SY: You placed first in the AutoSeries competition, which is applying auto ML to time series data. How does applying auto ML to time series data differ from say a classification problem.

DV: The whole time series problem is very different from working with regular classification or regular tabular data and the difference is that you need to have a very strong validation because if you overfit solving the time series problem you will get very dramatically low scores.

Also, feature engineering is really important because, for example, in common classification tasks, you could create a lot of new features and then select most important among them and this process would repeat several times. Unfortunately, that’s not possible in time series problems because in time series problems you always don't have too much data to validate on. If you perform this feature selection process on a small amount of data then it is easy to overfit and get very low scores.

So the two main problems, first your validation should be as strong as possible and the second your feature engineering approach should be reliable so you can create as many features as you want.

SY: What are some new developments in auto ML or data science and machine learning in general that you're most most excited about? Where do you think we could focus more on?

DV: I’m really excited about the progress in NLP. Maybe two or three years ago everyone was using word2vec and TF-IDF or some other source of transforming words into some miracle representation. Suddenly, just in a matter of a couple months, people completely turned to the Transformer architecture. I remember the time when we were talking about it, you couldn’t use Transformer architecture, it was just not possible, it’s a huge model. Suddenly, everyone's talking about it and everyone uses it in production.

The whole concept of using this Transformer architecture is quite cool actually because this allows you to get some features, some representation, of your sequence data. This is really cool and this is actually applicable in many domains. I believe that Transformer architecture will show a great result in many domains when we deal with sequence data, or say time series.

An example, recently on Kaggle we had a competition about predicting who would win some competition, it was about American football. If you think about it for a moment, a small fraction of the data from the competition actually has a sequence nature, a time series nature, but the Transformer showed the best scores among other models. It outperformed other models by a great amount because it is capable for finding these really important features for decision-making.

One other example, predicting properties of molecules. Molecules have these connections between them and we could create features ourselves based on some domain knowledge of these properties and some maybe geometry of the molecule, but you could just throw the data into Transformer and it will produce some meaningful results from it, which is quite amazing.

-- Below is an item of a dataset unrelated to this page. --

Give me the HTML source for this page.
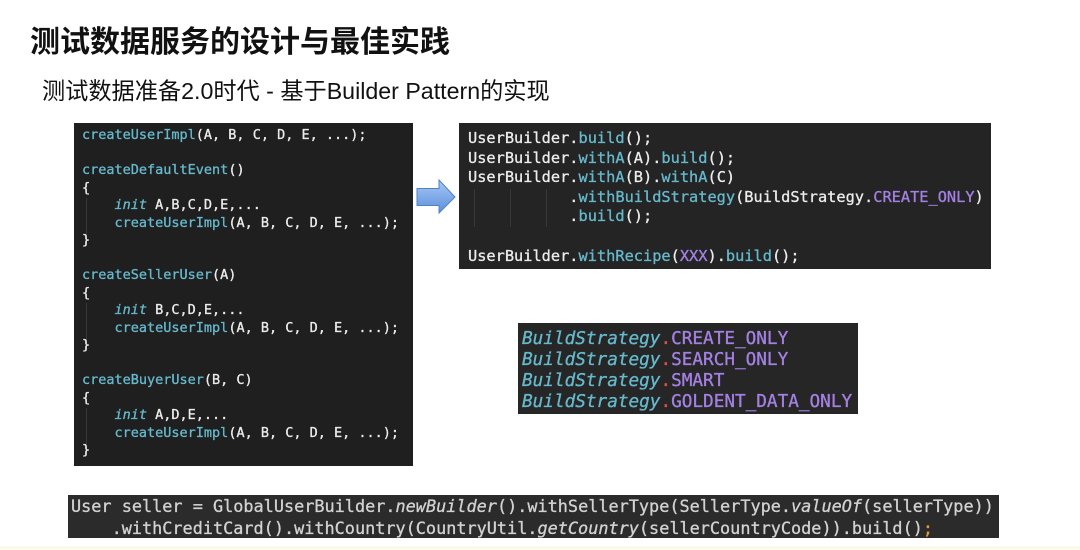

SY: That sounds really cool. And as you said, even though it's a development that may have started in natural language processing, that technique can carry over to other sequential data such as times data.

DV: This is actually quite common in the field of data science. For example, we had CNN neural networks first applicable in computer vision type of tasks and then switched to NLP problems and time series problems. Then we have this Transformer architecture and we take this idea and try to apply it in different tasks, for example time series prediction.

SY: Very cool. That's actually all the questions that I have. Is there anything that you'd like to add?

DV: No, I think we're cool.

SY: Great. A big thank you for taking the time to answer my questions.